NEW DELHI — A new report by the Law Commission is set to recommend abolition of the death penalty in all cases except terror attacks, marking a reversal of its earlier stand.

The Commission, chaired by Justice (Retd) A P Shah is likely to submit its report to the Supreme Court this week. A draft report circulated among members says that the death penalty should be used only for those convicted in instances of terrorism. India is one of only 59 countries in the world where the penalty is still in place.

Justice (retd) S N Kapoor, Justice (Retd) Usha Mehra and Mool Chand Sharma are the members of the panel. Law Secretary P K Malhotra and Legislative Secretary Sanjay Singh -- both from the Law Ministry -- are the ex officio members.

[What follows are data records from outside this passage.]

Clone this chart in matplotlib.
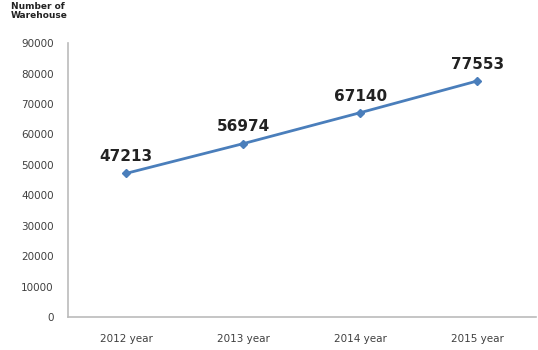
import matplotlib.pyplot as plt
import numpy as np

years = ['2012 year', '2013 year', '2014 year', '2015 year']
warehouses = [47213, 56974, 67140, 77553]

fig = plt.figure(figsize=(5.38, 3.5), dpi=100)
ax = fig.add_axes([0.126, 0.094, 0.87, 0.783])

x = np.arange(len(years))
ax.plot(x, warehouses, color='#4A7EBB', lw=2, marker='D', ms=4)

for xi, v in zip(x, warehouses):
    ax.text(xi, v + 3000, str(v), ha='center', va='bottom',
            fontsize=11, fontweight='bold', color='#222222')

ax.set_xlim(-0.5, 3.5)
ax.set_ylim(0, 90000)
ax.set_yticks(np.arange(0, 90001, 10000))
ax.set_xticks(x)
ax.set_xticklabels(years)
ax.tick_params(length=0, labelsize=7.5, colors='#404040')
ax.tick_params(axis='x', pad=12)
ax.tick_params(axis='y', pad=10)

for s in ['top', 'right']:
    ax.spines[s].set_visible(False)
for s in ['left', 'bottom']:
    ax.spines[s].set_color('#BBBBBB')
    ax.spines[s].set_linewidth(1.2)

fig.text(0.02, 0.995, 'Number of\nWarehouse', ha='left', va='top',
         fontsize=6.5, fontweight='bold', color='#222222', linespacing=1.1)

fig.savefig('out.png', dpi=100)
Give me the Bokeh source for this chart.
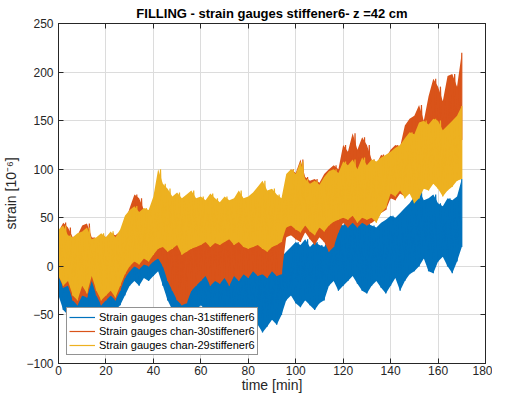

A Law Commission consultation process on the report saw a majority opposing death penalty. Sources privy to the development said at least one member and one of the two ex officio members have expressed their reservation.

“The Commission suggests that the death penalty be immediately abolished for all crimes other than terror offences. At the same time, for terror offences a moratorium as regards sentencing and execution be immediately put in place. This moratorium can be reviewed after a reasonable period," the draft report said. “The death penalty has no demonstrated utility in deterring crime or incapacitating offenders, any more than its alternative - imprisonment for life. The quest for retribution as a penal justification cannot descend into cries for vengeance."

The commission has said that despite the Supreme Court's guidelines for death penalty — only in 'rarest of rare' cases — it continues to be awarded in a manner that “continues to be remain excessive, arbitrary, unprincipled, judge-centric and prone to error”.

The court had spelt out its stance on death penalty in the landmark Bachan Singh vs Union of India case in 1980. At time this was still a prevalent form of punishment in most countries. Since then almost two-thirds of nations have either abolished the law altogether, or have asked courts to never apply it.

The report assumes significance as it comes days after a debate was generated over the hanging of Mumbai serial blasts convict Yakub Memon.

The Commission is working overtime to complete the report as its three-year term is coming to an end on August 31. A copy will also be handed over to the Law Minister as any call on changes in penal provisions will be taken by Parliament.

The Supreme Court, in Santosh Kumar Satish Bhushan Bariyar vs Maharashtra and Shankar Kisanrao Khade vs Maharashtra, had suggested that the Law Commission should study the death penalty in India to "allow for an up-to-date and informed discussion and debate on the subject".